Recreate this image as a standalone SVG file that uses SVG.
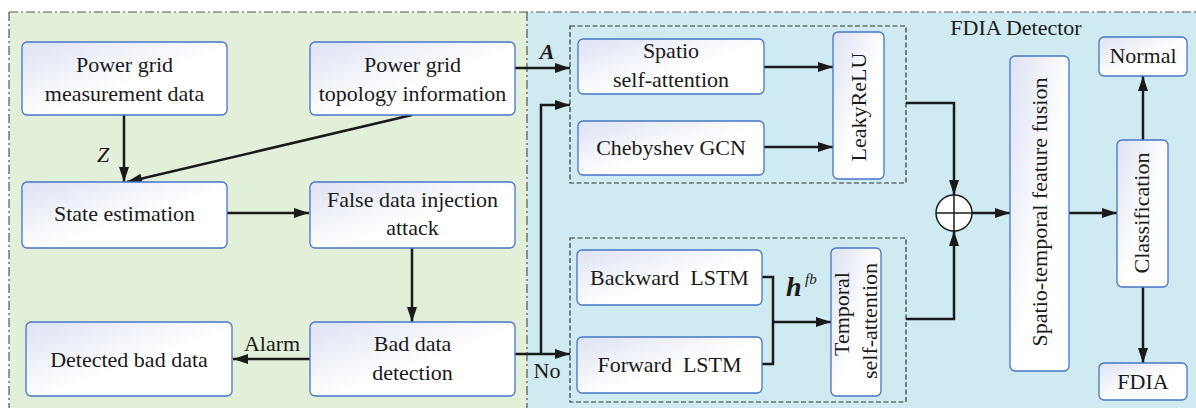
━━━
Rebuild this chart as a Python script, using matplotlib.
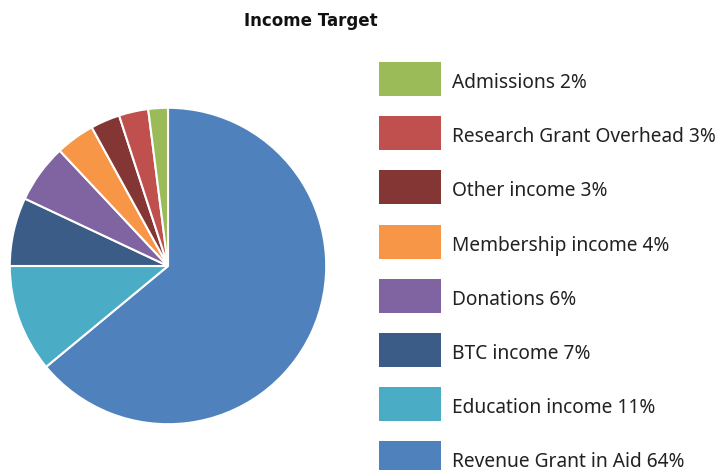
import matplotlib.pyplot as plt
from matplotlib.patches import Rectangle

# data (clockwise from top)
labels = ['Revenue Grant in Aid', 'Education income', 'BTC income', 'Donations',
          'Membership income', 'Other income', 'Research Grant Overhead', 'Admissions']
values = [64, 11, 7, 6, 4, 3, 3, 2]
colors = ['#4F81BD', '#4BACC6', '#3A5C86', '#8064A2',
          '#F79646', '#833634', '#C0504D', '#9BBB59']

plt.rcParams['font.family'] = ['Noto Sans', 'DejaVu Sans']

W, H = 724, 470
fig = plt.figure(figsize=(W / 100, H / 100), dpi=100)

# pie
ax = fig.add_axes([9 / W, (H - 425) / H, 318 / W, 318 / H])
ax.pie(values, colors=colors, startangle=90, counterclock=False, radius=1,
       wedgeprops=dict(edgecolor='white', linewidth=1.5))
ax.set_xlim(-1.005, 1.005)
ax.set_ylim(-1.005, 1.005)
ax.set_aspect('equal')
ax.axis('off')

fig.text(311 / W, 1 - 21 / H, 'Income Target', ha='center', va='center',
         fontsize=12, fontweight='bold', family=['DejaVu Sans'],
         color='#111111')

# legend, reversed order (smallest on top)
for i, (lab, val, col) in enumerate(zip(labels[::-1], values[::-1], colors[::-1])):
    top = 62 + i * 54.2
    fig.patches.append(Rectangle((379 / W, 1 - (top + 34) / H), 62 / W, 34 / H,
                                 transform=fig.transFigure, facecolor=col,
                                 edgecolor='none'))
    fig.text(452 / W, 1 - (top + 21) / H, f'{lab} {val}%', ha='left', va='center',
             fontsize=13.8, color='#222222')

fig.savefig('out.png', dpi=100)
━━━
▶ **What to do**
Reproduce, word for word, only the lines in the records above from the line with "Rebuild this chart" through the line with "fig.savefig('out.png', dpi=100)", including both ends; omit the pictures.

▶ **Solved problem**
Rebuild this chart as a Python script, using matplotlib.
import matplotlib.pyplot as plt
from matplotlib.patches import Rectangle

# data (clockwise from top)
labels = ['Revenue Grant in Aid', 'Education income', 'BTC income', 'Donations',
          'Membership income', 'Other income', 'Research Grant Overhead', 'Admissions']
values = [64, 11, 7, 6, 4, 3, 3, 2]
colors = ['#4F81BD', '#4BACC6', '#3A5C86', '#8064A2',
          '#F79646', '#833634', '#C0504D', '#9BBB59']

plt.rcParams['font.family'] = ['Noto Sans', 'DejaVu Sans']

W, H = 724, 470
fig = plt.figure(figsize=(W / 100, H / 100), dpi=100)

# pie
ax = fig.add_axes([9 / W, (H - 425) / H, 318 / W, 318 / H])
ax.pie(values, colors=colors, startangle=90, counterclock=False, radius=1,
       wedgeprops=dict(edgecolor='white', linewidth=1.5))
ax.set_xlim(-1.005, 1.005)
ax.set_ylim(-1.005, 1.005)
ax.set_aspect('equal')
ax.axis('off')

fig.text(311 / W, 1 - 21 / H, 'Income Target', ha='center', va='center',
         fontsize=12, fontweight='bold', family=['DejaVu Sans'],
         color='#111111')

# legend, reversed order (smallest on top)
for i, (lab, val, col) in enumerate(zip(labels[::-1], values[::-1], colors[::-1])):
    top = 62 + i * 54.2
    fig.patches.append(Rectangle((379 / W, 1 - (top + 34) / H), 62 / W, 34 / H,
                                 transform=fig.transFigure, facecolor=col,
                                 edgecolor='none'))
    fig.text(452 / W, 1 - (top + 21) / H, f'{lab} {val}%', ha='left', va='center',
             fontsize=13.8, color='#222222')

fig.savefig('out.png', dpi=100)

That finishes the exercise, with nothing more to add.